**** Exercise material ****

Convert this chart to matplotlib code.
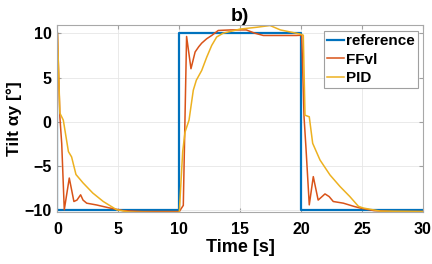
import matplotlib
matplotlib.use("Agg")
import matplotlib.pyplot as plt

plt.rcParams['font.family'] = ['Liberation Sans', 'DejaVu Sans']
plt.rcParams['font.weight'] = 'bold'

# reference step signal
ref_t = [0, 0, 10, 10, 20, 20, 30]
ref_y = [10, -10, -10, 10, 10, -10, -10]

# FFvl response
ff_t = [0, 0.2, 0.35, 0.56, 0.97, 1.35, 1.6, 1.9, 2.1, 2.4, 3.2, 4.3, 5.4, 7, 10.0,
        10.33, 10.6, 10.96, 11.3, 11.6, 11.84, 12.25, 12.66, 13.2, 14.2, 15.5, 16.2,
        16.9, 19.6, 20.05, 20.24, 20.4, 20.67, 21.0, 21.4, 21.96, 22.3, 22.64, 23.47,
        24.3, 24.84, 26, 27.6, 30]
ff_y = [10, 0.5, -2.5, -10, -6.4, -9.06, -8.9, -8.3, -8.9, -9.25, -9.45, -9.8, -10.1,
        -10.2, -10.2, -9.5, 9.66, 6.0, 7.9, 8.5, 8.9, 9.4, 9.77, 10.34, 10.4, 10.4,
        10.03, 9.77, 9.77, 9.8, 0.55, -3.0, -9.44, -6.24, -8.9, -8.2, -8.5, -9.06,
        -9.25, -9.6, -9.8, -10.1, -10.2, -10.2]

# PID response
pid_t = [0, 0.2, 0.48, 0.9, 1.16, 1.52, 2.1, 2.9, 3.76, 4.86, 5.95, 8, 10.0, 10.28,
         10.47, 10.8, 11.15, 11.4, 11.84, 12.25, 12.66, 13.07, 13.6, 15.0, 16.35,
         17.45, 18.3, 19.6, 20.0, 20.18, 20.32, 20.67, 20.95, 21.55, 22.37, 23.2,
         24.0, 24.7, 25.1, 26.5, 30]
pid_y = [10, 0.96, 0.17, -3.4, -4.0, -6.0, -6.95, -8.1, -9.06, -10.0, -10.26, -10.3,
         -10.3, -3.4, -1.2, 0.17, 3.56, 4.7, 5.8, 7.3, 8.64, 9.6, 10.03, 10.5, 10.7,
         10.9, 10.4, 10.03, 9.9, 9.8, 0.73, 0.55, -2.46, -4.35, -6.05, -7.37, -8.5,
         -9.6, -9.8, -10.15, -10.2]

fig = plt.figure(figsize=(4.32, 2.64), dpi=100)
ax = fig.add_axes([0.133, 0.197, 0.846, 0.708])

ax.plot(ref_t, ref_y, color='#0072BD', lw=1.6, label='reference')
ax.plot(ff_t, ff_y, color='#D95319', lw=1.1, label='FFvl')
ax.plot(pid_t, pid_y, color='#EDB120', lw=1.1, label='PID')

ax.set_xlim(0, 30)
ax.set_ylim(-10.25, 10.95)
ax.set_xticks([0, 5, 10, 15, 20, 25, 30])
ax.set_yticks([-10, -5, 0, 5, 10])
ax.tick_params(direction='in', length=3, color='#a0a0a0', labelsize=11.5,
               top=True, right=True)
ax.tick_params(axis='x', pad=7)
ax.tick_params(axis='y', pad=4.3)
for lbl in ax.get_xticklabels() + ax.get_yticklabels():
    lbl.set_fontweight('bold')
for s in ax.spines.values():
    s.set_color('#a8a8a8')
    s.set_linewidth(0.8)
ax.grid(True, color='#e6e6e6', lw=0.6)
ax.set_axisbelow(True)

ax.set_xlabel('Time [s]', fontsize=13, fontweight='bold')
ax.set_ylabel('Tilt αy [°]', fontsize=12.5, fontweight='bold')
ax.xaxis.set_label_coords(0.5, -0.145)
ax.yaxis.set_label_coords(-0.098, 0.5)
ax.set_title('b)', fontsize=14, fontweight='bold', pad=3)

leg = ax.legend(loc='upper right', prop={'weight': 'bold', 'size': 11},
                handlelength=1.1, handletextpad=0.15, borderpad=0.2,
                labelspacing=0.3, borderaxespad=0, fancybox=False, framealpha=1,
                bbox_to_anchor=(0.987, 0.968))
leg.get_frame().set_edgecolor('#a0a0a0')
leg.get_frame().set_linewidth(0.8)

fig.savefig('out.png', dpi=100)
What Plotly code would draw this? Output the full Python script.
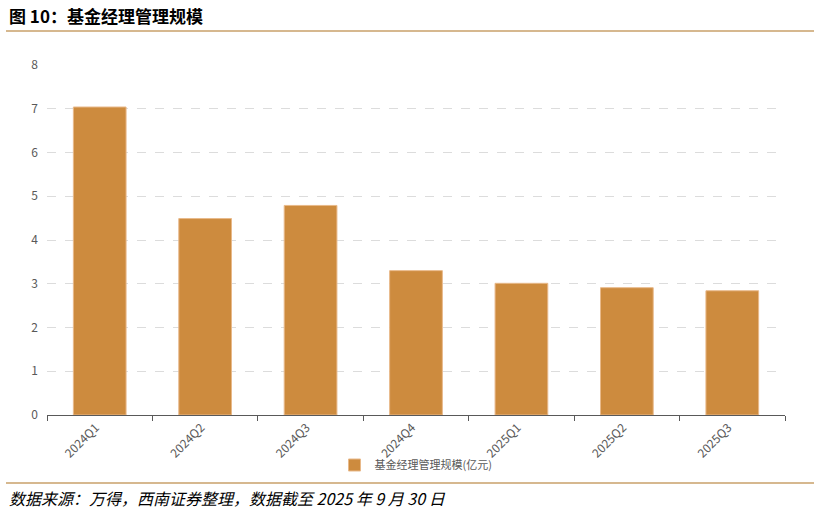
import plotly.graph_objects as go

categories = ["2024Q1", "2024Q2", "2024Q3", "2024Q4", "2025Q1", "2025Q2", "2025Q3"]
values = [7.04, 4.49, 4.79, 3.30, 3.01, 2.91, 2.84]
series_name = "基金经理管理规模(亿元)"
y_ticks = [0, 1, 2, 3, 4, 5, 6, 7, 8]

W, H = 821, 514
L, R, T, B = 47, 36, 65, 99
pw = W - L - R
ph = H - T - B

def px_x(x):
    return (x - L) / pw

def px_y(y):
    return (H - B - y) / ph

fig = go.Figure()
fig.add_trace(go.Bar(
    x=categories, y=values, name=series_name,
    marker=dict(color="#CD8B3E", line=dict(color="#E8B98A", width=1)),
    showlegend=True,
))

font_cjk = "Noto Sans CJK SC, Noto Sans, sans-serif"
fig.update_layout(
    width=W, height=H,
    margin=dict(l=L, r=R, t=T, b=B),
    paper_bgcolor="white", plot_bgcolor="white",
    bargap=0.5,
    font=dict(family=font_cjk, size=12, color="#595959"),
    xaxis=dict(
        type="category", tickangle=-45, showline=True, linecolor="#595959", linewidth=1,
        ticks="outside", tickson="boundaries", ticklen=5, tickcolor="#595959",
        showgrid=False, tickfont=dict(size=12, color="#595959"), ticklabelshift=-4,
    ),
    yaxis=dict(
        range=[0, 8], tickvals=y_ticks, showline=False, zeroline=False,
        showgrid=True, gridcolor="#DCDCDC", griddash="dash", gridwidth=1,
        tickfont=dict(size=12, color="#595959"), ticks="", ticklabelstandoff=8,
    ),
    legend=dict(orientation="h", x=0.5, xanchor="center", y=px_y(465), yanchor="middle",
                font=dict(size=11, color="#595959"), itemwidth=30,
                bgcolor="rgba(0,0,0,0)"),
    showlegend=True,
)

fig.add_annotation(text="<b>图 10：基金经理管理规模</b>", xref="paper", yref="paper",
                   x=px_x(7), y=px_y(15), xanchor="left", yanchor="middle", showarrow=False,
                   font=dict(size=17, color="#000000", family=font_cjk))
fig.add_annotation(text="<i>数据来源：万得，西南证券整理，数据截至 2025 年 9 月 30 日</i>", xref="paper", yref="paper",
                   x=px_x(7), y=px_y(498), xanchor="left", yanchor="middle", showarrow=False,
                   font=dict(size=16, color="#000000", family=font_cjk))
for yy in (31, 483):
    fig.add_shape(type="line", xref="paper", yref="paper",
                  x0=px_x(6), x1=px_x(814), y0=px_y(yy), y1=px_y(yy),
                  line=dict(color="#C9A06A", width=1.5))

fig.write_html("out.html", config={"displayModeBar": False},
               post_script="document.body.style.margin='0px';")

****

Task instructions — Note every line above where the string "this" shows up, and copy those lines.

Problem solution —
Convert this chart to matplotlib code.
What Plotly code would draw this? Output the full Python script.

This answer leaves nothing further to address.